Par la réduction des opérations militaires sur le terrain. Cela veut dire qu’un chef militaire ne s’aventure plus dans une forêt pour tendre une embuscade et chercher un terroriste. Les militaires sont dans les barrages, dans les chefs-lieux des communes, dans les casernes. Et souvent, ils décident de faire des ratissages suite à un acte terroriste important. C’est qui est sûr, c’est que malgré une certaine démobilisation, il y a une avancée certaine dans la lutte antiterroriste. Les services de sécurités algériens ont acquis une expérience dans la gestion de la lutte antiterroriste. Ils sont mieux organisés et ont de meilleurs moyens pour lutter. Je ne crois pas par exemple que les services de sécurité ne connaissent pas les lieux de repli et les zones de passage après trente ans de lutte antiterroriste. D’ailleurs, on remarque que les barrages militaires sont souvent dans certains endroits considérés comme étant des zones de passage. Sauf qu’on peut toujours le contourner. Donc, s’il n’y a pas de ratissages à grande échelle organisés pour aller à la recherche des terroristes, le phénomène va encore persister. Il y a des irréductibles qui vivent dans les montagnes depuis des années. Il faut organiser des opérations commandos dans certaines zones et réfléchir à installer des casernes dans des endroits comme le Djurdjura. On doit faire un peu plus dans cette lutte (antiterroriste), notamment au niveau des frontières. Car aujourd’hui, on parle de plus en plus de terroriste d’origine étrangère.

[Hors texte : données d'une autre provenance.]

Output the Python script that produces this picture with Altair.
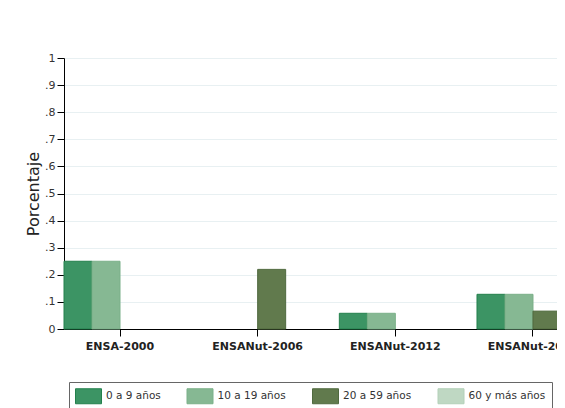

Êtes-vous inquiet par la présence de Daech en Kabylie ?

Non, cela ne m’inquiète pas ! En Algérie, il y a des irréductibles parmi les groupes terroristes qui ont sévit depuis le début des années 1990. Ces derniers peuvent enregistrer de nouvelles recrues mais cela reste très minime. Je crois que ces groupes qui sont là n’ont plus comme avant un objectif à l’intérieur du pays. Ils sont plus à la recherche de parrains étrangers parce qu’ils voient en eux des puissances financières. C’est ce qu’ils l’ont fait avec Al Qaïda, présenté comme un groupe aux moyens financiers et matériels énormes. En fait, ce sont juste des allégeances médiatiques. Dans tous les cas, ils ne pourront pas rentrer directement en contact avec Daech qui a une force militaire et un territoire. Ce qui n’est pas le cas des terroristes algériens qui sont cantonnés dans quelques grottes et forêts et qui se savent en danger.